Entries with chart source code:
..........

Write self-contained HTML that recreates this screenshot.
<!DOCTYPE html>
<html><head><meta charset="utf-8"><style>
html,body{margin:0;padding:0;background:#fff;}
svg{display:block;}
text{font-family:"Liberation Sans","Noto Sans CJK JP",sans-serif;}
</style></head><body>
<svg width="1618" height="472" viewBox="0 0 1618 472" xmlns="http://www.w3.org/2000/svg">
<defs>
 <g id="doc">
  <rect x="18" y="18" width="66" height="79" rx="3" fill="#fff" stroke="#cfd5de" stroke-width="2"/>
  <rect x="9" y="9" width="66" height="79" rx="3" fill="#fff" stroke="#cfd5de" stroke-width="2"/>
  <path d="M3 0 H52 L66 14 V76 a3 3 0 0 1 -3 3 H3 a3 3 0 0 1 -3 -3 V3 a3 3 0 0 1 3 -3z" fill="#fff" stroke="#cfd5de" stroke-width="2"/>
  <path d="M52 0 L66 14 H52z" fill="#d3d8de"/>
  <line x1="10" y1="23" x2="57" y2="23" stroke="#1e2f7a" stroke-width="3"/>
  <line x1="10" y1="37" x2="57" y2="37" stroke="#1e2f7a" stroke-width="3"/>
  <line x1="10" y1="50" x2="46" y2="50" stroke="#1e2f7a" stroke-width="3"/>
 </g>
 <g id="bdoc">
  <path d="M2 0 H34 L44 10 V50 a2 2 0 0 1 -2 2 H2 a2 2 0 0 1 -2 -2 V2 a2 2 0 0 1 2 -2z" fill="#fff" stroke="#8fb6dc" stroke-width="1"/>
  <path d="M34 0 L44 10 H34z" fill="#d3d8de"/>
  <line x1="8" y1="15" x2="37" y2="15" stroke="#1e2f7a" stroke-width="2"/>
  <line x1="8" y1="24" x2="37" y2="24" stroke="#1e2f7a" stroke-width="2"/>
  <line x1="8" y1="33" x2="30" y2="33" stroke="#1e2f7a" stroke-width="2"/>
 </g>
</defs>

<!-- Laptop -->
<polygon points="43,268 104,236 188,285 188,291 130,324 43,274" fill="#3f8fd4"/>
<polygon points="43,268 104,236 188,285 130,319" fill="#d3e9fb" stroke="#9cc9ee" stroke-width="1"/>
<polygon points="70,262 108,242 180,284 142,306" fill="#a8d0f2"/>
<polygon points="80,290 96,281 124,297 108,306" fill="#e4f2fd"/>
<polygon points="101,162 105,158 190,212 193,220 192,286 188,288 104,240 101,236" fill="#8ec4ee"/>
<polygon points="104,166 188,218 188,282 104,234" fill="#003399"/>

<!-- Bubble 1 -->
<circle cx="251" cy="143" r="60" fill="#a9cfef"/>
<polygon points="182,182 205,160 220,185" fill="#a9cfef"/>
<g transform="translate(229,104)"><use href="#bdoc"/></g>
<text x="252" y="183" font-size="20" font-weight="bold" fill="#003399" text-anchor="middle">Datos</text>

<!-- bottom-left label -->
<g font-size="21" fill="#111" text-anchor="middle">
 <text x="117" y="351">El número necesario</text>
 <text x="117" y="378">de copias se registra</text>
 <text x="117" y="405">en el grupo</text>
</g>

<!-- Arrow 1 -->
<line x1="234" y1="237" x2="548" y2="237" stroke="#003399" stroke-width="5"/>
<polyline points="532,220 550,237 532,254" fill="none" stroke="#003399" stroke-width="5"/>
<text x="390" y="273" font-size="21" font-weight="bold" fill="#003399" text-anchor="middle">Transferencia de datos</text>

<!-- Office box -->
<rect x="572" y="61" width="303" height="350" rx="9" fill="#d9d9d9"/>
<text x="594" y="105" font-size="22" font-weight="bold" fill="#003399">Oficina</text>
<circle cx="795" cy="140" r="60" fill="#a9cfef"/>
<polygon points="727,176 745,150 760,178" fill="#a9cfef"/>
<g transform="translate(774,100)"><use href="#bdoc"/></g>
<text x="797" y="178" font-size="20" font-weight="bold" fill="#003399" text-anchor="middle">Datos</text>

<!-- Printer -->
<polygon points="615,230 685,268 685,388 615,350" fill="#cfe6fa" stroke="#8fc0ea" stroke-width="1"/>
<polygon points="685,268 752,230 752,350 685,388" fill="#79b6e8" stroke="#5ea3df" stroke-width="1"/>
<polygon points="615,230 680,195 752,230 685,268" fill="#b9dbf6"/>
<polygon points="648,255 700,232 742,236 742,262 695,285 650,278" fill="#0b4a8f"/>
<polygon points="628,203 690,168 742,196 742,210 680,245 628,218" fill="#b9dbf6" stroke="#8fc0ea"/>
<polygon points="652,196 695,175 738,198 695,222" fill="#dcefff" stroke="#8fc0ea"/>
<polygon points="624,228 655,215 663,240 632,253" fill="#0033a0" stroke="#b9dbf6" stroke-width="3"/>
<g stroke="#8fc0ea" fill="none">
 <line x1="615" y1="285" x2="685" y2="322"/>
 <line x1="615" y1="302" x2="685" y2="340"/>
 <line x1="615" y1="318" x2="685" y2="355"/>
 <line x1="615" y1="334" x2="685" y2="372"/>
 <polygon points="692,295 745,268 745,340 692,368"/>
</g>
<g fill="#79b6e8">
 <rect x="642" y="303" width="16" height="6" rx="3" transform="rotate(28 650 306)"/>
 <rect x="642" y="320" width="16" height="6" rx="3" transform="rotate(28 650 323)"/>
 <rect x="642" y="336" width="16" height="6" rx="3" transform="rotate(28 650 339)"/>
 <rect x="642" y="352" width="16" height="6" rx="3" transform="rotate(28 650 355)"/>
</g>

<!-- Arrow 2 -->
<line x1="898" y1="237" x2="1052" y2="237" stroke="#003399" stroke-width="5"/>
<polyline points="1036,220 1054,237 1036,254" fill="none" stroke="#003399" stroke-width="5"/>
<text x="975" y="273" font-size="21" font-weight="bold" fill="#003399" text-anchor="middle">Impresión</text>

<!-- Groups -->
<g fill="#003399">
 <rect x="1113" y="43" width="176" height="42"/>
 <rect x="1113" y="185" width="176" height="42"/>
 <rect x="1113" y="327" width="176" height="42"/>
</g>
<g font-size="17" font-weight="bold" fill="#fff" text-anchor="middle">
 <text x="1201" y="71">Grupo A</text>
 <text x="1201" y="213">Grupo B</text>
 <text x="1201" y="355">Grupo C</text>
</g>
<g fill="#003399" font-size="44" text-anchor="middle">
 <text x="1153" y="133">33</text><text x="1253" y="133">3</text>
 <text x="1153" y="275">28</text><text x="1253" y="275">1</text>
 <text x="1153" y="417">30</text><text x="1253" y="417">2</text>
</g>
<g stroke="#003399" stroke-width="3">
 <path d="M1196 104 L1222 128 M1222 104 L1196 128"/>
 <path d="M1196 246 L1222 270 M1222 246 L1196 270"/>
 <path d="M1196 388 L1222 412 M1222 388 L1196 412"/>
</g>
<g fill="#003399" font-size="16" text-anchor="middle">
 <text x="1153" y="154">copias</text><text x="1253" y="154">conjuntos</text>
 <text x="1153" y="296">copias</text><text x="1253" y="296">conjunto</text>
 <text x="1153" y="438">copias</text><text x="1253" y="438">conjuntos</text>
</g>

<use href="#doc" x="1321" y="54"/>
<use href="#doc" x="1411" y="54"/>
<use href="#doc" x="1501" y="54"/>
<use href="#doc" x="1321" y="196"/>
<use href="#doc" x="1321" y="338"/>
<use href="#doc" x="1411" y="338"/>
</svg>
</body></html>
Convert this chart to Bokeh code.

..........

_Exercise prompt_.
Pick out and copy the lines of the material that include the word "this".

_The output_.
Write self-contained HTML that recreates this screenshot.
Convert this chart to Bokeh code.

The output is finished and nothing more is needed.